I dati europei finiti sotto la giurisdizione cinese

L’indagine era cominciata nel 2021, con l’obiettivo di verificare se TikTok conservasse i dati degli utenti europei in modo conforme alle normative Ue. Ma lo scorso febbraio, la stessa azienda avrebbe ammesso al Dpc che alcune informazioni erano state effettivamente archiviate su server situati in Cina, rendendole potenzialmente accessibili al governo di Pechino, in virtù delle leggi locali su terrorismo e controspionaggio.

Le due sanzioni: trasparenza e trasferimento dati

La maxi-multa si compone di due sanzioni distinte:

  • 45 milioni di euro per la mancanza di trasparenza sulle regole della privacy tra il 2020 e il 2022;

  • 485 milioni di euro per il trasferimento illecito dei dati in Cina, la parte più grave secondo i regolatori.

Il commissario Graham Doyle ha spiegato che «la conservazione dei dati su suolo cinese costituisce una violazione diretta degli standard di protezione richiesti dal Gdpr» e dimostra il rischio concreto di accesso da parte delle autorità cinesi.

La difesa di TikTok: “Progetto Clover e misure già attivate”

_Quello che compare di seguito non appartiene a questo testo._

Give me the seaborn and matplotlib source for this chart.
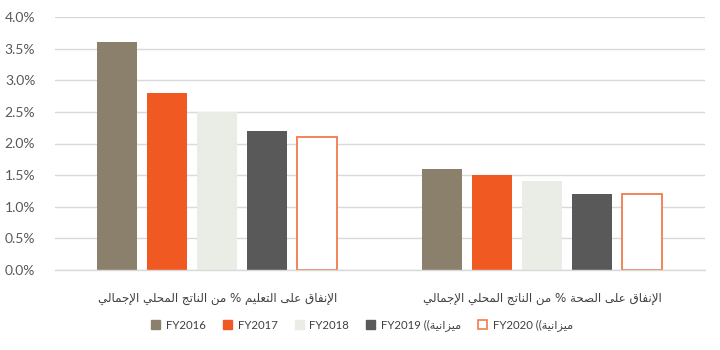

TikTok ha annunciato ricorso contro il provvedimento, sostenendo che la sanzione ignora «le ampie misure di tutela» implementate attraverso il progetto Clover, un investimento da 12 miliardi di euro avviato nel 2023 per creare una rete di data center europei. La società sostiene che proprio grazie a questo sistema di monitoraggio è stato individuato il problema, i dati sono stati cancellati e il Dpc informato tempestivamente.

Christine Grahn, responsabile europea per le politiche pubbliche, ha inoltre criticato la decisione di colpire solo TikTok, nonostante il medesimo meccanismo sia adottato da «migliaia di altre aziende».

Una delle sanzioni più alte mai imposte per violazione del Gdpr

Con questo provvedimento, la Commissione irlandese infligge la terza multa più alta mai imposta nell’ambito del Gdpr, dopo quelle toccate ad Amazon e Meta. Il caso accende i riflettori sulla sicurezza dei dati digitali nell’era della geopolitica digitale, in cui la sovranità dei dati rappresenta sempre più un fronte strategico tra Europa, Stati Uniti e Cina.